WORK TO DO:
Please report every line from the material that contains the word "script".

ENTRIES SHOWN:
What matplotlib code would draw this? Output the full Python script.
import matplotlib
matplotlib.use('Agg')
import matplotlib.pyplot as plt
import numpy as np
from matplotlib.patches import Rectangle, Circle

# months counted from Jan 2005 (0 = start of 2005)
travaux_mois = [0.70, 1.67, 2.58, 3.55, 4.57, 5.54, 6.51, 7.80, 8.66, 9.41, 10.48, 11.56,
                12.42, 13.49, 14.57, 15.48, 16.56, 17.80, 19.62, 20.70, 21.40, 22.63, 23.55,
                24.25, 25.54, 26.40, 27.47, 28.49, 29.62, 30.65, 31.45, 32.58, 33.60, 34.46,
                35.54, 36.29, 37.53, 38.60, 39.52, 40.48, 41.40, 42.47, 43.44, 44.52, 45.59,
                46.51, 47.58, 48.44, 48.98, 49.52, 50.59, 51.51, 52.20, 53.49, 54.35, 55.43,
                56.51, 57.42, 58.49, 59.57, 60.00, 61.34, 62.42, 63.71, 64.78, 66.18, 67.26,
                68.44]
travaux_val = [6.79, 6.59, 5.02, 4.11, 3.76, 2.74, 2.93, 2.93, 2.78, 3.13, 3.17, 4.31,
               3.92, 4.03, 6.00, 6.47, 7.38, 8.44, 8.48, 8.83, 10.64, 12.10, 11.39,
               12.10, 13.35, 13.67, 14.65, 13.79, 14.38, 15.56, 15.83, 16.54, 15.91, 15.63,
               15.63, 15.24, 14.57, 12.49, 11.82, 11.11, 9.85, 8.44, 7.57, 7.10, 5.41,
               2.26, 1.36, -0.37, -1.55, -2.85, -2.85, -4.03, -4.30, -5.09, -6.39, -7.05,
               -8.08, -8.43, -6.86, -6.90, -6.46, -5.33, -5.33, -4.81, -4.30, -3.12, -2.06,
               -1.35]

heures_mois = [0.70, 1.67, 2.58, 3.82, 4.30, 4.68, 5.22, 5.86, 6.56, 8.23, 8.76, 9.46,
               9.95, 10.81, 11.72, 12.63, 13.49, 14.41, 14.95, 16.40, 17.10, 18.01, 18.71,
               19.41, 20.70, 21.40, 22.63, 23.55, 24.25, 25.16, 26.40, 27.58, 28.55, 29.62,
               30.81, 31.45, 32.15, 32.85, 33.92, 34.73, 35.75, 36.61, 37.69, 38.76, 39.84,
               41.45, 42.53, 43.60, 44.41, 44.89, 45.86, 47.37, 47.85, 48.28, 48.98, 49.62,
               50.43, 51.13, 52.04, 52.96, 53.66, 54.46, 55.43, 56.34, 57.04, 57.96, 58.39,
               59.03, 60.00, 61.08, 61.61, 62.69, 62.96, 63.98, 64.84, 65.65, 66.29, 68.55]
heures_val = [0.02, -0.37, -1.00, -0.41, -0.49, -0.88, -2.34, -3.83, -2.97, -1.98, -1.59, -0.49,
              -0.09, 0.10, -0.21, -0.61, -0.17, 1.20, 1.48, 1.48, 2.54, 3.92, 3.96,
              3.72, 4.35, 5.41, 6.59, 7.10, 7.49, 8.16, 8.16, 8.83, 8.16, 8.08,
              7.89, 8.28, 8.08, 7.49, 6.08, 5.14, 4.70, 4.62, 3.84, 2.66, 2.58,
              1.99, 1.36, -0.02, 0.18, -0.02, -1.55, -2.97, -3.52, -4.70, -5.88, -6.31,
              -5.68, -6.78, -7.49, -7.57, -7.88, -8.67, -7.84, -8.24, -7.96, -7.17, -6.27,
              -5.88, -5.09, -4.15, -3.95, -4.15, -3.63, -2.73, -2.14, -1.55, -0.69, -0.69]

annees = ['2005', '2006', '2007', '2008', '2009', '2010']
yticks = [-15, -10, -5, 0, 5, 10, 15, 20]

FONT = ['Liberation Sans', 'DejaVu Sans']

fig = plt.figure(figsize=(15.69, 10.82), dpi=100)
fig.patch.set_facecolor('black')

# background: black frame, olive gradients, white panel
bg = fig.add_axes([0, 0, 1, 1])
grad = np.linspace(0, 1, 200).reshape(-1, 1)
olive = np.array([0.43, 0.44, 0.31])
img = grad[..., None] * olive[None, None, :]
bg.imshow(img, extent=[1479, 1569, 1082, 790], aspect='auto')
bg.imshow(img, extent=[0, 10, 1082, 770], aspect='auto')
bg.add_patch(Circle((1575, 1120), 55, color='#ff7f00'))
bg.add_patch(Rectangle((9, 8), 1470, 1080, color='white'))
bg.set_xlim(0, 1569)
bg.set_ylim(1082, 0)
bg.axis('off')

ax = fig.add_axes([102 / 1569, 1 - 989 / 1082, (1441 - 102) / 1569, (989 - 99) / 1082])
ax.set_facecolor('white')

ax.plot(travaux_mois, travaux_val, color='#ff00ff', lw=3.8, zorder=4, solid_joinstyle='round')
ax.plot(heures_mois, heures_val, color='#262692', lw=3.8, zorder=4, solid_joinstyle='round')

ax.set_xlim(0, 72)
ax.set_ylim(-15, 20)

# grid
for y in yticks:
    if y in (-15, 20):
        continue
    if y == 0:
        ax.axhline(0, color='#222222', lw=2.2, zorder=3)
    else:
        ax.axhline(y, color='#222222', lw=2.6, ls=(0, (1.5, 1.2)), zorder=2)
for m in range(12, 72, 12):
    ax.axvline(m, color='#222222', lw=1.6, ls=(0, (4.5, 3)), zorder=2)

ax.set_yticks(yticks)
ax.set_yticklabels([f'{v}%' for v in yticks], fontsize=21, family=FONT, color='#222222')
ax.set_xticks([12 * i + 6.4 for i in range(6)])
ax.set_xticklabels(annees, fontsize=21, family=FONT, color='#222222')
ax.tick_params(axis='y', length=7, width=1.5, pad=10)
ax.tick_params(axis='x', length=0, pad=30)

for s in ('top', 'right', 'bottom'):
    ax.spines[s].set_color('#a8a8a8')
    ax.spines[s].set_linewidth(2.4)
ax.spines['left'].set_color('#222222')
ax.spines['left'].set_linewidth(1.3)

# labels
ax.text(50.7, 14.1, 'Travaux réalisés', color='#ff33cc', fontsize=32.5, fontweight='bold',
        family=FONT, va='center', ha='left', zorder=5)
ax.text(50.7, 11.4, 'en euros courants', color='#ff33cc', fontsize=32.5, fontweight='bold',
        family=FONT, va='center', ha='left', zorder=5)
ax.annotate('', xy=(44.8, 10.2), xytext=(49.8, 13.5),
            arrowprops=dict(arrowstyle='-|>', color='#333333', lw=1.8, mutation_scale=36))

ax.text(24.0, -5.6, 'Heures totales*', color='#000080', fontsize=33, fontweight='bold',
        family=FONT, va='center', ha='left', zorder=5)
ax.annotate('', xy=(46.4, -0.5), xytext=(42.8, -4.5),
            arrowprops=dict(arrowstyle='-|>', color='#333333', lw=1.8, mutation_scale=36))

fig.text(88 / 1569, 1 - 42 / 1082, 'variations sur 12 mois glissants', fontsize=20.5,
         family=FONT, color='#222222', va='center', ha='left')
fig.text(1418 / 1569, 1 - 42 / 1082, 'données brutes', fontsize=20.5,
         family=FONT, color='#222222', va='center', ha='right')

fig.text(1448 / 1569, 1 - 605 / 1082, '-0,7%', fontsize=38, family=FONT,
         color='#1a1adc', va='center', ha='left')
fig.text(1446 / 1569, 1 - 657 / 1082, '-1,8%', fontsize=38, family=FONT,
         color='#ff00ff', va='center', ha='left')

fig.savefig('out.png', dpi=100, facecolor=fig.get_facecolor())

---

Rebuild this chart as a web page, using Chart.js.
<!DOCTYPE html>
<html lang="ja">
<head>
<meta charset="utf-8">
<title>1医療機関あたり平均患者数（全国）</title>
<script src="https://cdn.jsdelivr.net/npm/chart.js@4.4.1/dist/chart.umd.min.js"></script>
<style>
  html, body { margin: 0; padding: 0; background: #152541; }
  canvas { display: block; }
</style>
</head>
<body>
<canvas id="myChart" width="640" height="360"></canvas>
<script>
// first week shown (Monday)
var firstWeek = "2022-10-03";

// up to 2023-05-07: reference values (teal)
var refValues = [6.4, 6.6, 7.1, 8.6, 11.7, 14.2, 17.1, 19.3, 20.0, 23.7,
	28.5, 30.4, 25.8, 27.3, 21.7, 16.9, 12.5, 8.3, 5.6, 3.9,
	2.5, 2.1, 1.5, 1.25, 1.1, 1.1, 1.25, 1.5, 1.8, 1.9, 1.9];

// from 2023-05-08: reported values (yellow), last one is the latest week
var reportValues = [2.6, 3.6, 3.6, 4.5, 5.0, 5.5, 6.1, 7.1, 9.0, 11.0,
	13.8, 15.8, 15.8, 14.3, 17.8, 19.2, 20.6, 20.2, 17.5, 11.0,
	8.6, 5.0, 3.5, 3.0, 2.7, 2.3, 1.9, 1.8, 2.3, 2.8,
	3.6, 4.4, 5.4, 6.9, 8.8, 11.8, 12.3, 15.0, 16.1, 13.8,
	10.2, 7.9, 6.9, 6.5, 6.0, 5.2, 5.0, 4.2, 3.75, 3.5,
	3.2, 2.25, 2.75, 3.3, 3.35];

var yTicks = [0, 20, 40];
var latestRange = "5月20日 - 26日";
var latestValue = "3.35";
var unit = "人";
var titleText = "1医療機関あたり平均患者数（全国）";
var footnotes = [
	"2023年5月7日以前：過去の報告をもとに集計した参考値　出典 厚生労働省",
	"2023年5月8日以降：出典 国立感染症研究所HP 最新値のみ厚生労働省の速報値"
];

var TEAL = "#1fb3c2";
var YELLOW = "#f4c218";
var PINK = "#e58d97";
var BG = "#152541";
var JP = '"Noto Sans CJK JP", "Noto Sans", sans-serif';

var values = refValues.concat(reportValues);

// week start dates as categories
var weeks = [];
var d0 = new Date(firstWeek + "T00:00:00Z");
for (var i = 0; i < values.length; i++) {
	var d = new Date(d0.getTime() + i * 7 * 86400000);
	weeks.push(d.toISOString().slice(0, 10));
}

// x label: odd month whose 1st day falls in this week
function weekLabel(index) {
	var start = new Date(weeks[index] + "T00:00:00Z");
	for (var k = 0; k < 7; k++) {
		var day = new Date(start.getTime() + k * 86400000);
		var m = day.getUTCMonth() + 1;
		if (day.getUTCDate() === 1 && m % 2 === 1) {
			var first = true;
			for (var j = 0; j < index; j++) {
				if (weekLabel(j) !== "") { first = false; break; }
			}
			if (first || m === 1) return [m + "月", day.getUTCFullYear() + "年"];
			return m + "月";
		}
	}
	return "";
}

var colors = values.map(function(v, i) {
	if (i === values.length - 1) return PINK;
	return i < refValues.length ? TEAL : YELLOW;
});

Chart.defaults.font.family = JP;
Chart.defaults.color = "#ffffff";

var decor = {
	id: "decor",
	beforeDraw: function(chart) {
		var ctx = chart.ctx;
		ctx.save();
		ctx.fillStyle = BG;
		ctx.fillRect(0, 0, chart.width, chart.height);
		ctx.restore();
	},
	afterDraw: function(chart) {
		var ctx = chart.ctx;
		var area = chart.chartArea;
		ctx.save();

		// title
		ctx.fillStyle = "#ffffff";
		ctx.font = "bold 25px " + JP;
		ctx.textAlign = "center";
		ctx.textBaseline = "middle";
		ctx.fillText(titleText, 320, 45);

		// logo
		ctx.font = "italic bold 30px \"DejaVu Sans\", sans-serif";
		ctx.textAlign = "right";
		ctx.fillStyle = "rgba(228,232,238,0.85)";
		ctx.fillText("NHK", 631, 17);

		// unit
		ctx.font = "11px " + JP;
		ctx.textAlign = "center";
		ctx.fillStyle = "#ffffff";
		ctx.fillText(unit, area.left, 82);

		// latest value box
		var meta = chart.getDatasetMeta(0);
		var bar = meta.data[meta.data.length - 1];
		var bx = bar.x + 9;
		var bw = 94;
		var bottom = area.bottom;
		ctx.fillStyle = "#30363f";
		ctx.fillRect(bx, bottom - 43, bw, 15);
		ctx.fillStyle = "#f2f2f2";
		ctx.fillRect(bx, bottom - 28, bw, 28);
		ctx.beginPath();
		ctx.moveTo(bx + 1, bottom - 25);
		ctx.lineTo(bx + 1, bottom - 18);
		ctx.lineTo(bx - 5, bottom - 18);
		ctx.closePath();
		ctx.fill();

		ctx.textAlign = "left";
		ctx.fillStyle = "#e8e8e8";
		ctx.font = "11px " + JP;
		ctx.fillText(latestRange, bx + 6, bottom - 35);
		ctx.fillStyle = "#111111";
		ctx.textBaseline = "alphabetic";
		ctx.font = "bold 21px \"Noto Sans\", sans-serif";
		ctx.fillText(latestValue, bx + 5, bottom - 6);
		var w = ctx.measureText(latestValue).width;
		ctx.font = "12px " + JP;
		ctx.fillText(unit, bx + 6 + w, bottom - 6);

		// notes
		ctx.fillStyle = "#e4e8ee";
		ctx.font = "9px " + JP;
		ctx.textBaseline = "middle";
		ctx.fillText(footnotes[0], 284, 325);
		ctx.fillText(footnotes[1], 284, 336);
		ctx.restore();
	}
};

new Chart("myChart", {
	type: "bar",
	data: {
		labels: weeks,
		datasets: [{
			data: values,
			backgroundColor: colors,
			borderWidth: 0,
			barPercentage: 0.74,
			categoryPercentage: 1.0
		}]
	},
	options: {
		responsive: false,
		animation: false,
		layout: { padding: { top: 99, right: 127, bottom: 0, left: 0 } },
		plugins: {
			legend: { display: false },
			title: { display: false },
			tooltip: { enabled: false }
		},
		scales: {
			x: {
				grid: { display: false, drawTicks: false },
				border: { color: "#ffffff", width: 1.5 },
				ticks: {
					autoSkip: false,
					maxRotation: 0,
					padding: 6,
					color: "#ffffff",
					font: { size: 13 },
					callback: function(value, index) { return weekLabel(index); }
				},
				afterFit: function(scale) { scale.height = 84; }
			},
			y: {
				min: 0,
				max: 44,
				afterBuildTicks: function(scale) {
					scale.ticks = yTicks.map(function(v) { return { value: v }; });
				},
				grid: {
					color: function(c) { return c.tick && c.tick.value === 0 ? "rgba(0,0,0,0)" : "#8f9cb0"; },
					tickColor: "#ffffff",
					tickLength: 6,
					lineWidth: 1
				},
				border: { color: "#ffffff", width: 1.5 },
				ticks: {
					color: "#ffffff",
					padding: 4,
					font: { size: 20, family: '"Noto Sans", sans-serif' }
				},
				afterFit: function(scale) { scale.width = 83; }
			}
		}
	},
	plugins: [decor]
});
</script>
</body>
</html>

SOLUTION FOR THIS TASK:
What matplotlib code would draw this? Output the full Python script.
<script src="https://cdn.jsdelivr.net/npm/chart.js@4.4.1/dist/chart.umd.min.js"></script>
<script>
</script>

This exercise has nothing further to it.